The practical implication is that scheduling tools matter most for their timing accuracy, not their publishing method. Pick the tool that lets you consistently hit your peak engagement windows across every platform.
If native uploads outperform reuploads because of how the algorithm evaluates content origin, the same logic applies to timing. The algorithm evaluates early performance, and early performance depends on when the post goes live relative to your audience’s active hours.
Buffer, Later, and Metricool all support “best time to post” suggestions based on your historical engagement data. That feature alone is worth more than any other scheduling capability, because it automates the one decision that most directly affects reach.
Frequently Asked Questions
Does scheduling posts through Buffer or Later reduce my Instagram reach?
No. Instagram confirms that posts submitted via official APIs receive the same distribution as native posts. A Hootsuite experiment found scheduled posts averaged 8.19% engagement versus 6.44% for native.

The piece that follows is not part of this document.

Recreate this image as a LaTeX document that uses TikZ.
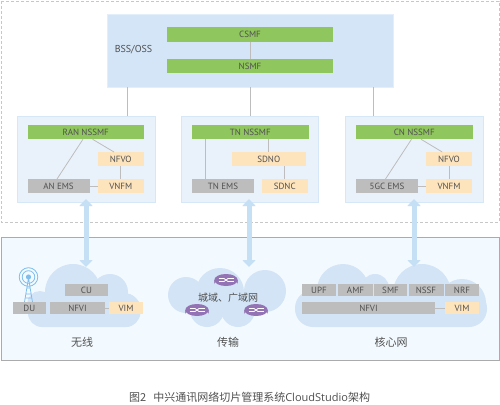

What is the cheapest scheduling tool for posting to multiple platforms?
Buffer at $6 per month per channel. A creator posting to TikTok, Instagram, and YouTube pays $18 per month total. Metricool’s free tier covers 1 brand and 50 posts per month at no cost.
Can I schedule TikTok posts through a third-party tool?
Yes. Buffer, Later, Metricool, and Hootsuite all support TikTok scheduling via the official API. The one limitation is trending sounds, which are only available inside the TikTok app and cannot be added through third-party tools.
Is Hootsuite worth $99 per month for a solo creator?
For most solo creators, no. Hootsuite’s value is in team features, approval workflows, and managing 10 or more accounts. Solo creators get the same core scheduling from Buffer at $18 per month for 3 channels.
Should I use Meta Business Suite instead of a paid scheduler?
If you only post to Instagram and Facebook, yes. Meta Business Suite handles scheduling, analytics, and suggested posting times for free. Add TikTok or YouTube to your workflow and you need a cross-platform tool.
Does scheduling eliminate the need to post at specific times?
Scheduling automates the timing, which is the point. Set your posts to publish during your audience’s peak engagement windows and the scheduler handles the rest. The 30-minute engagement window after posting drives reach, and consistent scheduling ensures you hit it.